Si potevano recuperare fino a 100 miliardi di euro senza colpire le pensioni e il lavoro, aumentare le tasse e tagliare i fondi alle regioni e agli enti locali.
Noi avremmo fatto così. Mettendone metà sul risanamento dei conti e metà sullo sviluppo, il lavoro e la crescita economica, investendo su tre settori fondamentali: cultura, giovani e meridione.
Per noi questo significa “governare”, per come la dici tu. Sono cose da estremisti? Sono proposte che non tengono conto della situazione economica internazionale?
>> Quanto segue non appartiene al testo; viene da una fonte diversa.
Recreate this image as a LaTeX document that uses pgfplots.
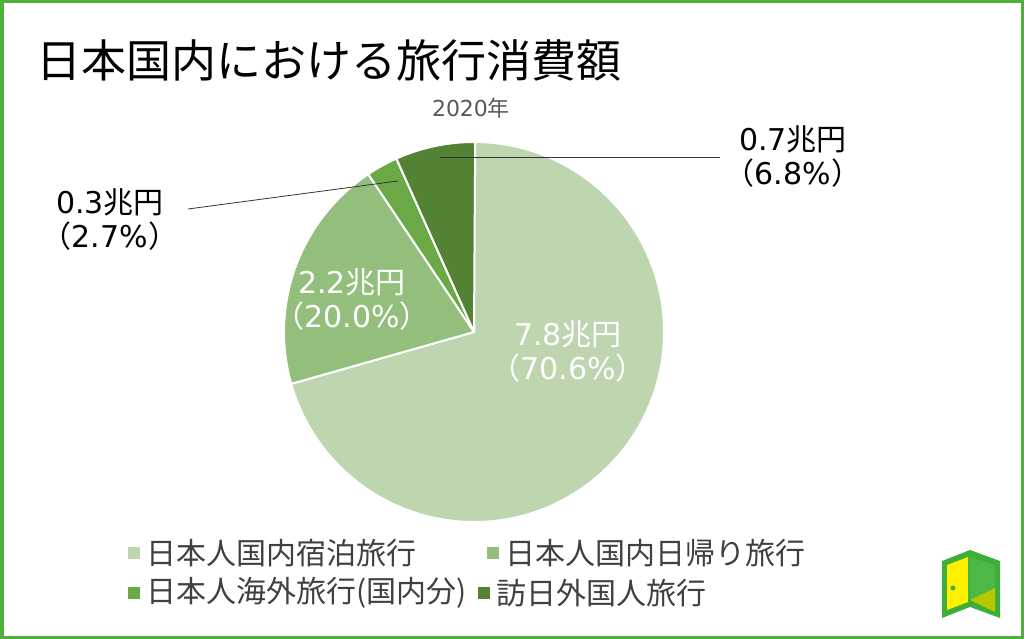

Noi vogliamo salvare l’Italia: salvarla dalla Bce e dalla speculazione internazionale, ma anzitutto da se stessa e dalla sua incapacità a realizzare proposte che non siano sempre e solo repliche di ricette che hanno già dimostrato quanto siano fallimentari.
Per fare questo c’è bisogno di una sinistra più forte e più unita in Italia. E, soprattutto, c’è bisogno che tanti giovani preparati come te – e come chi si è mobilitato in questi anni – si convincano che le alternative ci sono, se ciascuno di voi decide di impegnarsi in un progetto comune di trasformazione per cambiare lo stato di cose presente.